Simultaneously, voice assistants and AI chat interfaces make longer, more conversational search queries increasingly important to understand. Users are asking full questions rather than typing fragmented keywords. This requires marketers to optimize their campaigns for natural language, anticipating the conversational phrases and detailed questions their audience might use.
AI now integrates campaign management capabilities with automated, goal-based campaign types. These campaigns abstract away much of the manual setup and ongoing management, instead asking the marketer to define a business objective and provide the necessary inputs for the AI to pursue that goal.
The most prominent example is Performance Max (PMax). This campaign type uses AI to find customers and drive conversions across Google's entire advertising inventory, all from a single, unified campaign. Instead of bidding on individual keywords, marketers provide the system with "audience signals" (such as first-party customer lists or demographic information), "search themes" (topics relevant to the business), and a variety of creative assets (headlines, descriptions, images, and videos). AI then uses this information to test countless combinations of assets, channels, and audiences to find the most efficient path to the advertiser's specified goal, such as a target cost per acquisition (CPA).
AI-Powered Bidding and Ad Creation
At the most granular level of campaign execution, AI can now complete tasks and processes that once defined the day-to-day work of an SEM specialist.

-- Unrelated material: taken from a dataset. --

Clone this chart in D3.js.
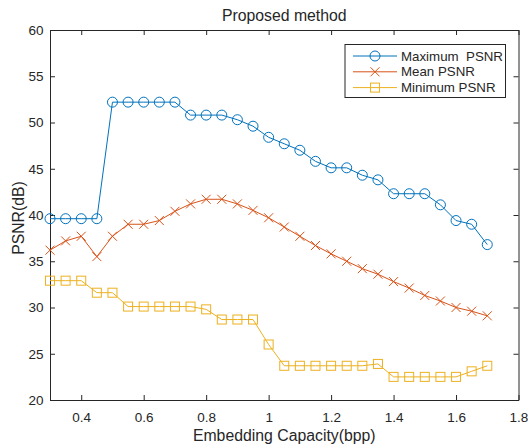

Smart Bidding strategies are now the default for most campaigns. Rather than marketers manually setting and adjusting bids for thousands of keywords, AI-powered systems like Target CPA, Target ROAS (Return on Ad Spend), and Maximize Conversions use machine learning to make real-time bid adjustments for every single ad auction. The algorithm analyzes hundreds of signals in a fraction of a second — including device, location, time of day, language, and user behavior — to predict the likelihood of a conversion and set the optimal bid accordingly.
Creative development has also been automated with Responsive Search Ads (RSAs). With RSAs, marketers provide a pool of assets — up to 15 headlines and four descriptions — and AI dynamically assembles and tests them in thousands of different combinations. It learns over time which combinations perform best for various queries and user segments, effectively personalizing the ad creative for each impression. Recent platform updates have increased transparency, now providing marketers with real click and conversion data for each individual headline and description, offering more concrete insights into which messages resonate with the audience.